Enter ketchup, my new hero. I remember chuckling at my 2 year old nephew a few years ago when he wouldn't eat anything without ketchup. I never thought that one day, I too would be relying on ketchup to convince my toddler to eat. Out of desperation one day, I squirted some ketchup on Princess's plate and showed her how to dip her food in it. To my surprise and slight dismay, it worked. It worked the next day and the next day and the next. However, her favorite way to eat it is like pudding, dipped up by the spoonful and headed straight for her mouth without the traditional carrier food. So, at a typical meal, she's eating it with her toddler spoon and in between bites, I'm shoveling as many carrots as I can into her mouth before she realizes she's eating them. I tried squirting the ketchup all over her food, but she will only accept it as long as it's in a mountainous mass not touching any of the food on her plate.
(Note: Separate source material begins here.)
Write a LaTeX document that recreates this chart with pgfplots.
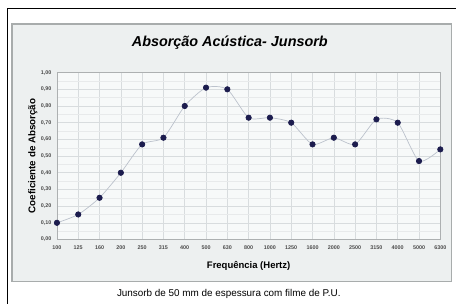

The magic words to convince Princess to take a bite of food in my house are not, "Open up, please!" or "No dessert if you don't eat your vegetables." or "Eat your food or Mommy's going to have a coronary." Nope. The magic words are, "Look! There's ketchup on your cereal!" So to keep the peace for now, I'm going to keep telling myself that ketchup is made of tomatoes and therefore counts as a vegetable.

Unsolicited Advice:
Use a kitchen dish towel and a bag clip as a bib. It's bigger than the bibs sold in stores (which means more of your kid's clothes will be saved) and is completely washable.